Corte conti Ue: Green deal fermo nonostante i 378 miliardi di Pac

Un altro spread si aggira per l’Europa e non è il differenziale tra i titoli di Stato italiani e tedeschi, ma la distanza tra le ambizioni ambientali del nuovo Green Deal e i piani nazionali di applicazione della vecchia Politica agricola comune dopo l’ennesima riforma. «Un abisso» lo definisce addirittura l’ultima relazione della Corte dei conti europea pubblicata questa settimana per valutare il raggiungimento degli obiettivi di tutela ambientale che la Pac 2021-27 ha affidato in larga parte agli Stati membri.

Per mantenere l’unità della prima politica economica europea nel contesto estremamente differenziato rappresentato dai sistemi agricoli dei 27, e scongiurare il pericolo di una progressiva rinazionalizzazione della Pac, l’ultima riforma ha delegato ampiamente ai singoli partner la scelta delle misure su cui puntare nell’ambito di un vasto menu fissato a livello Ue per spendere i 378,5 miliardi di euro (all’Italia circa 5 miliardi l’anno) garantiti da Bruxelles nell’intero periodo, che ancora rappresentano il 31% dell’intero bilancio comunitario.

Una critica, quella della Corte europea, che può essere letta in chiave positiva viste le difficoltà che i nuovi vincoli ambientali (ai quali è subordinato un terzo dei premi) hanno causato alle aziende agricole anche in termini di aggravi burocratici. Non a caso, come ricorda la stessa relazione, questi obblighi sono stati in parte allentati o rimossi di fronte alla crisi degli approvvigionamenti scatenata dal conflitto russo-ucraino: tutti gli Stati membri si sono avvalsi delle esenzioni, mentre alcuni hanno ridotto o ritardato l’applicazione delle “misure verdi” necessarie per ottenere i fondi Ue.

Come ad esempio è successo per la messa a riposo obbligatoria del 5% dei terreni aziendali da destinare a opere paesaggistiche o ambientali, quando il deficit di cereali, aggravato anche dalle difficoltà logistiche, ha raggiunto percentuali record, soprattutto in Italia. Tanto per dare un ordine di grandezza, oltre il 50% per il mais, il 65% per il grano tenero e l’80% per la soia.
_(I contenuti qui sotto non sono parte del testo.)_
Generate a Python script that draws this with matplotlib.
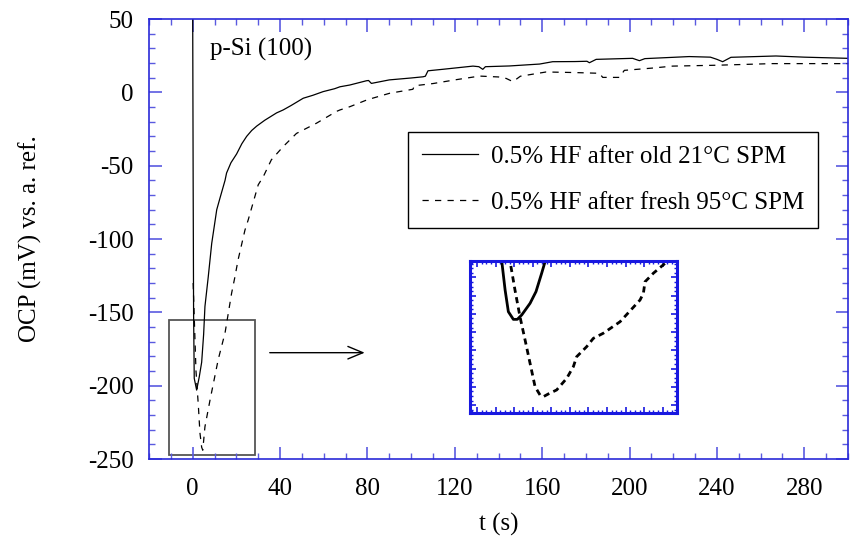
import matplotlib
matplotlib.use('Agg')
import matplotlib.pyplot as plt
from matplotlib.patches import Rectangle
from matplotlib.ticker import MultipleLocator

plt.rcParams['font.family'] = ['Liberation Serif', 'DejaVu Serif']
plt.rcParams['font.size'] = 18
plt.rcParams['axes.unicode_minus'] = False

# 0.5% HF after old 21°C SPM (solid)
t_old = [0, 0.2, 0.4, 0.7, 1.8, 3.0, 4.1, 5.0, 5.6, 7.1, 8.7, 11.0, 12.5, 14.8, 15.5,
         17.5, 20.1, 22.5, 24.7, 27, 29.3, 33, 38.4, 41.4, 45, 50.6, 55, 59.7, 65, 67.4,
         71.9, 79.5, 80.5, 81.8, 90, 100, 105.4, 106.5, 107.7, 115, 128.3, 131, 132.8,
         134, 145, 158.8, 164.8, 175, 180.5, 181.6, 184.7, 201.4, 204.5, 207, 227.3,
         237, 240, 242.6, 246.4, 267, 280, 300]
v_old = [50, -60, -150, -195, -203, -194, -184, -165, -146, -126, -103, -80, -72, -60, -55,
         -48, -42, -35, -30, -26, -23, -19, -14, -12, -9, -4, -2, 0.5, 2.5, 3.8,
         5, 7.9, 8.1, 6.1, 8.5, 9.8, 10.6, 11, 14.7, 15.8, 17.9, 17.5, 15.7,
         17.5, 18, 19.3, 20.9, 21, 21.2, 20.2, 22.5, 23.2, 21.6, 23, 24.4,
         24, 22.5, 20.9, 23.9, 24.8, 24, 23.2]

# 0.5% HF after fresh 95°C SPM (dashed)
t_fresh = [0.2, 1.5, 2.6, 3.3, 4.1, 4.6, 5.6, 7.9, 11.7, 14.8, 17.8, 19.3, 20.8, 23.9,
           25.4, 27.7, 30, 32.3, 36, 41.4, 47.5, 56.7, 65.8, 67.4, 71.9, 80, 90.2, 100.8,
           101.5, 110, 120, 131.3, 140, 143.5, 146.6, 150, 161.8, 175, 186.2, 187.7,
           195.3, 197.6, 210, 219.7, 240, 265.4, 300]
v_fresh = [-130, -190, -214, -232, -242, -244, -228, -210, -182, -164, -137, -126, -114, -94,
           -87, -75, -63, -57.5, -46, -37, -28, -21, -13, -12, -9.8, -5, -0.6, 2.1,
           4.5, 6, 8.5, 11.1, 10.5, 9.5, 7.3, 11, 13.9, 13.5, 13, 10.2,
           10.2, 15, 16.5, 17.9, 18.5, 19.6, 19.6]

# inset (zoom on the minima)
t_old_in = [0.45, 0.53, 0.82, 1.1, 1.53, 1.87, 2.25, 2.97, 3.48, 3.97, 4.26, 4.4]
v_old_in = [-166, -171, -186.9, -198.8, -203, -203, -200.6, -194.2, -187.8, -177.7, -171.4, -166]
t_fresh_in = [1.2, 1.24, 1.67, 2.1, 2.54, 2.97, 3.4, 3.83, 4.11, 4.54, 5.26, 6.13, 6.7, 6.98,
              7.84, 8.42, 9.28, 10.72, 12.44, 12.73, 12.87, 13.59, 14.6, 14.87, 15.2]
v_fresh_in = [-168, -171, -186.9, -201.5, -214.3, -227.1, -239.9, -244.5, -245.4, -243.9,
              -241.7, -235.3, -228.9, -223.5, -218, -213.4, -210.6, -204.3, -192.4, -188.7,
              -182.4, -177.7, -172.3, -171, -168]

labels = ['0.5% HF after old 21°C SPM', '0.5% HF after fresh 95°C SPM']

spine_blue = '#2a2ad8'
tick_blue = '#5a5ae0'

fig = plt.figure(figsize=(8.54, 5.39), dpi=100)
ax = fig.add_axes([0.1745, 0.1484, 0.8185, 0.8163])

ax.plot(t_old, v_old, color='black', lw=0.9, label=labels[0])
ax.plot(t_fresh, v_fresh, color='black', lw=0.9, linestyle=(0, (5, 5)), label=labels[1])

ax.set_xlim(-20, 300)
ax.set_ylim(-250, 50)
ax.xaxis.set_major_locator(MultipleLocator(40))
ax.xaxis.set_minor_locator(MultipleLocator(10))
ax.yaxis.set_major_locator(MultipleLocator(50))
ax.yaxis.set_minor_locator(MultipleLocator(10))
ax.tick_params(which='both', direction='in', top=True, right=True, color=tick_blue,
               labelsize=18)
ax.tick_params(axis='y', pad=11)
ax.tick_params(axis='x', pad=14)
ax.tick_params(which='major', length=9, width=1.2)
ax.tick_params(which='minor', length=4.5, width=1.0)
for s in ax.spines.values():
    s.set_color(spine_blue)
    s.set_linewidth(1.2)

ax.set_xlabel('t (s)', fontsize=18, labelpad=9)
ax.set_ylabel('OCP (mV) vs. a. ref.', fontsize=18, labelpad=33)

ax.text(7.9, 29, 'p-Si (100)', fontsize=18, ha='left', va='center')

leg = ax.legend(loc='upper right', bbox_to_anchor=(0.957, 0.744), fontsize=18,
                frameon=True, fancybox=False, edgecolor='black', handlelength=2.25,
                labelspacing=0.95, borderpad=0.55, handletextpad=0.5, borderaxespad=0)
leg.get_frame().set_linewidth(1.0)
leg.get_frame().set_alpha(1)

# zoom box and arrow
ax.add_patch(Rectangle((-11, -247), 39.6, 92, fill=False, edgecolor='#555555', lw=1.3))
ax.annotate('', xy=(80, -177.5), xytext=(34, -177.5),
            arrowprops=dict(arrowstyle='->,head_length=0.6,head_width=0.25',
                            color='black', lw=1.0))

# inset
axi = fig.add_axes([0.5504, 0.2332, 0.242, 0.2826])
axi.plot(t_old_in, v_old_in, color='black', lw=2.0)
axi.plot(t_fresh_in, v_fresh_in, color='black', lw=2.0, linestyle=(0, (2.2, 1.6)))
axi.set_xlim(-2.2, 15.6)
axi.set_ylim(-254.5, -171)
axi.xaxis.set_major_locator(MultipleLocator(1.6))
axi.xaxis.set_minor_locator(MultipleLocator(0.4))
axi.yaxis.set_major_locator(MultipleLocator(10))
axi.yaxis.set_minor_locator(MultipleLocator(2.5))
axi.tick_params(which='both', direction='in', top=True, right=True, color='#1818e0',
                labelbottom=False, labelleft=False)
axi.tick_params(which='major', length=4, width=1.2)
axi.tick_params(which='minor', length=2, width=1.0)
for s in axi.spines.values():
    s.set_color('#1818e0')
    s.set_linewidth(2.2)

fig.savefig('out.png', dpi=100)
Così si è deciso prima di sospendere e poi di rimuovere una misura i cui benefici ambientali restano peraltro ancora da dimostrare.
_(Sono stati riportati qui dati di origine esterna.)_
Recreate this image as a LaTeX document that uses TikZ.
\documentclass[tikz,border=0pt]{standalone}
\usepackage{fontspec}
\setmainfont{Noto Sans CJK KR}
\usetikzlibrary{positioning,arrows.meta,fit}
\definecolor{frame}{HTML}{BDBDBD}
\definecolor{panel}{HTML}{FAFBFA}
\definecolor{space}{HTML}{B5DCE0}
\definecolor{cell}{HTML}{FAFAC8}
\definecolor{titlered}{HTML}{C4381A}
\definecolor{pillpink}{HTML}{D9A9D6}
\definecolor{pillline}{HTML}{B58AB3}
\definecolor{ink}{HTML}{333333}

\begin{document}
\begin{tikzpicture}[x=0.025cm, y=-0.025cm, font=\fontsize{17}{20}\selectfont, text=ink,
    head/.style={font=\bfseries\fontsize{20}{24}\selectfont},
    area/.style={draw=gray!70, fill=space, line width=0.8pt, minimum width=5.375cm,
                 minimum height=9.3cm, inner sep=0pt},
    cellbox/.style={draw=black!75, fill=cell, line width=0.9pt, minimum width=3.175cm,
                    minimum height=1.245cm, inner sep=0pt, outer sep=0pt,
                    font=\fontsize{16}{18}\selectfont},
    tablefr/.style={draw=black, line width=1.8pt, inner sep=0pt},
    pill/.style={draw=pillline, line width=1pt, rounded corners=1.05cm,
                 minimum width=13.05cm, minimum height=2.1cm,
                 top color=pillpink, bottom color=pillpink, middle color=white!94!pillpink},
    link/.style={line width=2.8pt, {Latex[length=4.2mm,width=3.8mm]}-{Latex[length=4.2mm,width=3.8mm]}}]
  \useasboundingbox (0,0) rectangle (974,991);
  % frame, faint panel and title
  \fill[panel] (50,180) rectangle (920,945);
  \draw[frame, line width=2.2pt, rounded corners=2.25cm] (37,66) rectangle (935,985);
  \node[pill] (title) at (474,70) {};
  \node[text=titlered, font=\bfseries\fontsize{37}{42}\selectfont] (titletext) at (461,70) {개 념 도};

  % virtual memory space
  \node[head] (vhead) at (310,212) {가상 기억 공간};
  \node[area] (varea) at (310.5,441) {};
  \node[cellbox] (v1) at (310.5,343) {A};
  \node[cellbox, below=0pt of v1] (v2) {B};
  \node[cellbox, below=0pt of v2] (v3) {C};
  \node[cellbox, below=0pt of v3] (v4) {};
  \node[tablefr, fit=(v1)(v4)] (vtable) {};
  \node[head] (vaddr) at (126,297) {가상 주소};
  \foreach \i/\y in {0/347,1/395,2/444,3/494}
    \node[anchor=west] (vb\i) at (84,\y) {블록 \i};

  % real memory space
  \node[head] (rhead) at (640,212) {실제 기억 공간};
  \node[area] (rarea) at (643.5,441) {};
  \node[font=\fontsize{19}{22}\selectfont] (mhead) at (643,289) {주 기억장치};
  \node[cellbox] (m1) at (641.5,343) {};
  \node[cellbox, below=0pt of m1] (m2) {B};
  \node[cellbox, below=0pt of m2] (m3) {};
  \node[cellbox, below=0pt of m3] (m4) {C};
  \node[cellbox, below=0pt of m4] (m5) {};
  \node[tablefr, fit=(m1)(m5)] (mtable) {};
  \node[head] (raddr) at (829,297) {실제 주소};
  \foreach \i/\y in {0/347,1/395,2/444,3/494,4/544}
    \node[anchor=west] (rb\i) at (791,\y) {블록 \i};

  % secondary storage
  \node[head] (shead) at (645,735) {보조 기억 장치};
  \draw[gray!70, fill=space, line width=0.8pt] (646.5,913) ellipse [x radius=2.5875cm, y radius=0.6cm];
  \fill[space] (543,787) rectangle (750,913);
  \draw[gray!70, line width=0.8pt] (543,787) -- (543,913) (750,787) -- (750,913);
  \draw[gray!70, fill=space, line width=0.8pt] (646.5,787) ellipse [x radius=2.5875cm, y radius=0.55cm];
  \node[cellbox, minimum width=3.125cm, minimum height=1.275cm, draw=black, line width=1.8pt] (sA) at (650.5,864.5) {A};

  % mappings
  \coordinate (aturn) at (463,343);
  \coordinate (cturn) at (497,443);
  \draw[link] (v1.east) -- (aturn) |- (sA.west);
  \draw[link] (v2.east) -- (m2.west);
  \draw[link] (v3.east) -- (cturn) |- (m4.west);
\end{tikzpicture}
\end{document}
I miliardi erogati dalla Pac agli agricoltori europei attraverso i due fondi destinati ad aiuti diretti e sviluppo rurale mirano, ricorda la Corte, oltre che ad assicurare un reddito adeguato ai produttori, la sicurezza alimentare e i mezzi di sostentamento nelle zone rurali, anche a difendere l’ambiente dai danni della crisi climatica, che ha ripercussioni dirette sulla produzione agricola, come gli eventi meteo estremi dimostrano sempre più frequentemente.